LTE Comm Processor Implements Mutli Dispatch VLIW Architecture
ConnX SSP16 Soft Bit Processor
Tensilica has delivered a range of processor architectures like the Xtensa LX (see Power Play For The SoC Developers) as well as DSP and the ConnX comm processor (see Dataplane Processing Unit More Flexible Than DSP). Its latest ConnX processor suite includes four platforms that are combined to address the LTE market. They include the ConnX BBE64-128, the ConnX Turbo16, ConnX SSP16, and the ConnX BSP3. Each targets an aspect of an LTE base station to provide optimum configurability, power usage and performance while minimizing chip real estate.
The high end, 28nm ConnX BBE64-128 delivers 100 GigaMACs (multiply-accumulates) performance and it is designed as the central work horse of an LTE (Long-Term Evolution) Advanced system. It employs a multi slot VLIW architecture that is more akin to a CISC architecture with multiple pipelined execution units. The fixed size VLIW instructions are split into sub-instructions or slots for a particular type of execution unit like a normal VLIW architecture. The difference is that there can be more than one execution unit per type and an instruction slot does not map to a particular execution unit. Instead, the slots are dispatched in a fashion similar to a CISC system using an idle execution unit.
The execution units are also pipelined and interlocked so the programmer and compiler do not have to contend with race conditions. A typical VLIW system normally executes each instruction in a single cycle or has the compiler handle multiple cycle executions. Tensilica's approach is easier to contend with and does not have problems with interrupt handling because instructions will always complete and another instruction will not mess up the process.
The compiler can optimize performance by making sure that the right number of instruction slots are filled with code that will execute efficiently. This is similar to RISC architectures where instruction ordering can improve performance where a subsequent instruction might cause the system to idle while waiting for another instruction to complete.
Essentially the decoder takes the instructions in each slot and tries to assign them to an execution unit. A VLIW instruction will not complete until all the slots have been given over to an execution unit. ConnX BBE64-128 has two 64-bit MAC units, 4 SIMD ALUs, and 4 regular ALUs.
This same approach is taken with the other VLIW-based architectures like the ConnX SSP16 Soft Bit Processor (Fig. 1). It has a two slot VLIW instruction that drives a SIMD unit and two ALUs.
The ConnX BBE64-128 also incorporates a range of new features. Its “soft bit” vector data types support operations including arbitrary field insertion and extraction for complex transmit operations. It has rarallel register files for 10/20-bit and 40-bit data types. There are single-cycle 16-way complex radix-4 and radix-8 FFT (fast Fourier transform) and DFT (discrete Fourier transform) instructions. The instruction set supports interleaving for all bit, byte, half-word and word vector types for flexibility and efficiency in HARQ (hybrid automatic repeat request), forward error correction and convolutional coding found in LTE applications. The AXI interface allows for easy shared memory connection design when incorporating other cores.

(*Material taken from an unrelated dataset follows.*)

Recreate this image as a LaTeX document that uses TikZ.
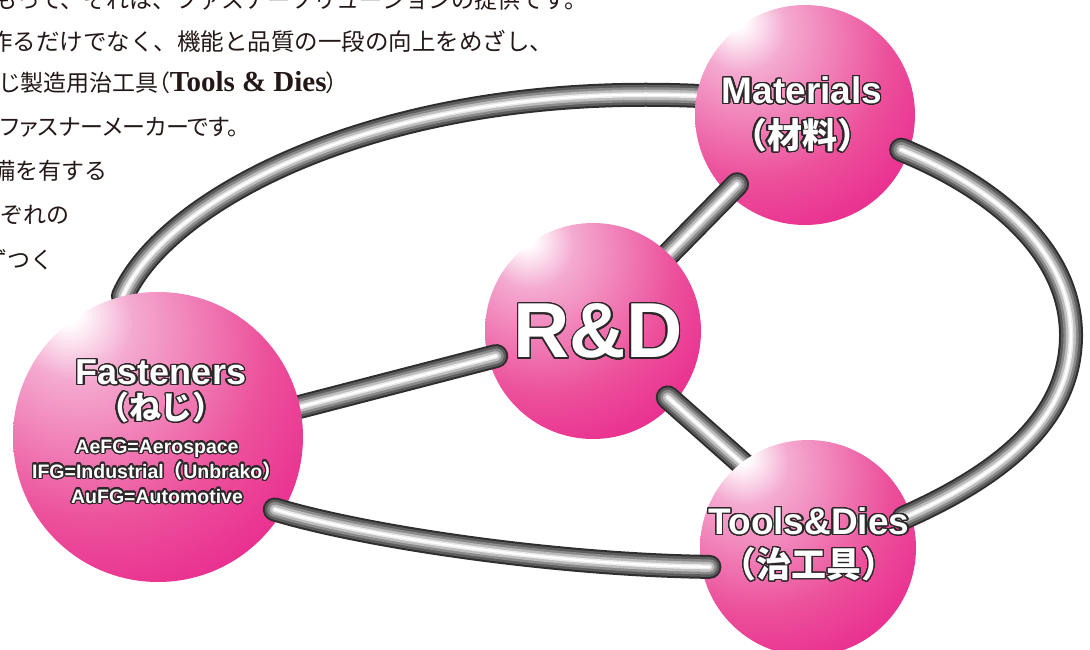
\documentclass[tikz,border=0pt]{standalone}
\usepackage{fontspec}
\setmainfont{Liberation Serif}
\newfontfamily\lsans{Liberation Sans}
\newfontfamily\jpfont{Noto Sans CJK JP}
\newfontfamily\jptext[RawFeature=+palt]{Noto Sans CJK JP}
\usepackage[copies]{contour}
\contourlength{1.3pt}
\contournumber{32}
\usepackage{tikz}
\definecolor{ballpink}{RGB}{230,0,126}
\definecolor{ballmid}{RGB}{236,80,155}
\definecolor{balllight}{RGB}{244,170,208}
\definecolor{lblline}{RGB}{45,40,40}
\definecolor{bodytext}{RGB}{35,24,21}
\pgfdeclareradialshading{pinkball}{\pgfpoint{-16bp}{22bp}}{%
  color(0bp)=(white); color(2bp)=(white); color(10bp)=(balllight);
  color(30bp)=(ballmid); color(58bp)=(ballpink); color(100bp)=(ballpink)}
\pgfdeclarelayer{ringback}
\pgfdeclarelayer{topball}
\pgfdeclarelayer{spokeback}
\pgfdeclarelayer{hubball}
\pgfdeclarelayer{spokefront}
\pgfdeclarelayer{sideball}
\pgfdeclarelayer{ringfront}
\pgfsetlayers{ringback,topball,spokeback,hubball,spokefront,sideball,ringfront,main}
\tikzset{
  sphere/.style={circle, inner sep=0pt, shading=pinkball},
  tube/.style={line cap=round, draw=black!82, line width=24pt,
    postaction={draw=black!64, line width=20pt},
    postaction={draw=black!46, line width=15pt},
    postaction={draw=black!26, line width=10pt},
    postaction={draw=black!8, line width=5pt},
    postaction={draw=white, line width=2pt}},
  lbl/.style={text=white, align=center, inner sep=0pt},
  bodyln/.style={anchor=west, inner sep=0pt, text=bodytext,
    font=\jpfont\fontsize{23}{24}\selectfont},
}
\newcommand{\olab}[1]{\contour{lblline}{#1}}

\begin{document}
\begin{tikzpicture}[x=1pt, y=-1pt]
    \useasboundingbox (0,0) rectangle (1090,650);
    \clip (0,0) rectangle (1090,650);
    % Text block, cut at the left edge
    \node[bodyln] (txta) at (-6,0) {もって、それは、ファスナーソリューションの提供です。};
    \node[bodyln, font=\jpfont\fontsize{23.5}{24}\selectfont] (txtb) at (-11,41)
      {作るだけでなく、機能と品質の一段の向上をめざし、};
    \node[bodyln, font=\jptext\fontsize{23}{24}\selectfont] (txtc) at (0,83)
      {じ製造用治工具（{\rmfamily\bfseries\fontsize{29}{30}\selectfont Tools \& Dies}）};
    \node[bodyln, font=\jptext\fontsize{23}{24}\selectfont] (txtd) at (0,127) {ファスナーメーカーです。};
    \node[bodyln] (txte) at (-8,171) {備を有する};
    \node[bodyln] (txtf) at (0,215) {ぞれの};
    \node[bodyln] (txtg) at (-16,260) {ずつく};
    % Spheres
    \begin{pgfonlayer}{topball}
      \node[sphere, minimum size=220pt] (mat) at (805,115) {};
    \end{pgfonlayer}
    \begin{pgfonlayer}{hubball}
      \node[sphere, minimum size=216pt] (rd) at (593,331) {};
    \end{pgfonlayer}
    \begin{pgfonlayer}{sideball}
      \node[sphere, minimum size=290pt] (fas) at (158,437) {};
      \node[sphere, minimum size=216pt] (tool) at (808,548) {};
    \end{pgfonlayer}
    % Outer ring
    \begin{pgfonlayer}{ringback}
      \draw[tube] (fas.104) .. controls (165,200) and (380,82) .. (mat.170);
    \end{pgfonlayer}
    \begin{pgfonlayer}{ringfront}
      \draw[tube, shorten <=-8pt, shorten >=-8pt] (mat.-20)
        .. controls (1000,190) and (1072,255) .. (1071,337)
        .. controls (1070,420) and (1000,475) .. (tool.18);
      \draw[tube, shorten <=-8pt, shorten >=-8pt] (fas.-31)
        .. controls (370,538) and (560,565) .. (tool.190);
    \end{pgfonlayer}
    % Spokes from R&D
    \begin{pgfonlayer}{spokeback}
      \draw[tube, shorten >=97pt] (rd.center) -- (mat.center);
    \end{pgfonlayer}
    \begin{pgfonlayer}{spokefront}
      \draw[tube, shorten <=100pt, shorten >=-15pt] (rd.center) -- (fas.12);
      \draw[tube, shorten <=100pt, shorten >=-15pt] (rd.center) -- (tool.128);
    \end{pgfonlayer}
    % Labels
    \node[lbl, font=\lsans\bfseries\fontsize{37}{45}\selectfont] (matlbl) at (802,115)
      {\olab{Materials}\\\olab{\jpfont\bfseries\fontsize{35}{45}\selectfont （材料）}};
    \node[lbl, font=\lsans\bfseries\fontsize{78}{80}\selectfont] (rdlbl) at (598,332)
      {\olab{R\&D}};
    \node[lbl, font=\lsans\bfseries\fontsize{36}{35}\selectfont] (faslbl) at (161,392)
      {\olab{Fasteners}\\\olab{\jpfont\bfseries\fontsize{32}{35}\selectfont （ねじ）}};
    \node[lbl, font=\lsans\bfseries\fontsize{19.5}{25}\selectfont] (fasnote) at (157,472)
      {\olab{AeFG=Aerospace}\\\olab{IFG=Industrial{\jpfont（}Unbrako{\jpfont）}}\\\olab{AuFG=Automotive}};
    \node[lbl, font=\lsans\bfseries\fontsize{37}{43}\selectfont] (toollbl) at (809,545)
      {\olab{Tools\&Dies}\\\olab{\jpfont\bfseries\fontsize{35}{43}\selectfont （治工具）}};
\end{tikzpicture}
\end{document}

The ConnX SSP16 Soft Stream Processor targets channel encoding as well a modulation and demodulation chores. It includes a 16-way SIMD baseband core optimized for the processing of soft bits. It can accelerate wireless communication PHY routines such as Viterbi, HARQ, and de-rate matching.

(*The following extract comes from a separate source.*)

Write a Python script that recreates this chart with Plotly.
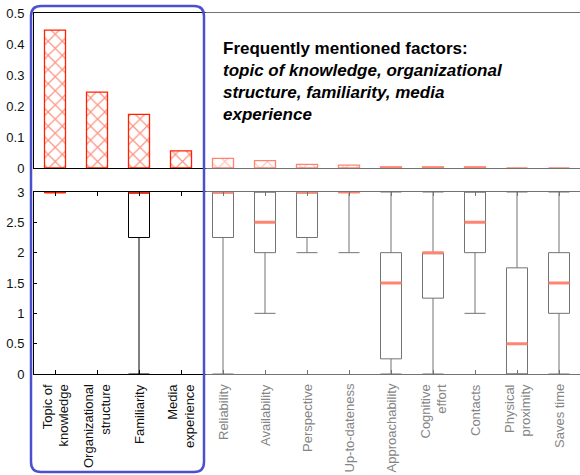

The ConnX BSP3 Bit Stream Processor is about one-quarter the size of the SSP16 and usually handles channel decode chores. It is designed for processing and control of bit streams and can accelerate wireless communication PHY routines such as bit mapping, bit interleaving and turbo encoding.
The multi-standard ConnX Turbo16 Turbo Decoder (ConnX Turbo16) is about the same size as the SSP16 but tailored as a programmable turbo decoder for LTE and HSPA+. It can achieves 150 Mbit/s decoded bit rates.
No one core address LTE well but this combination efficiently covers base station design.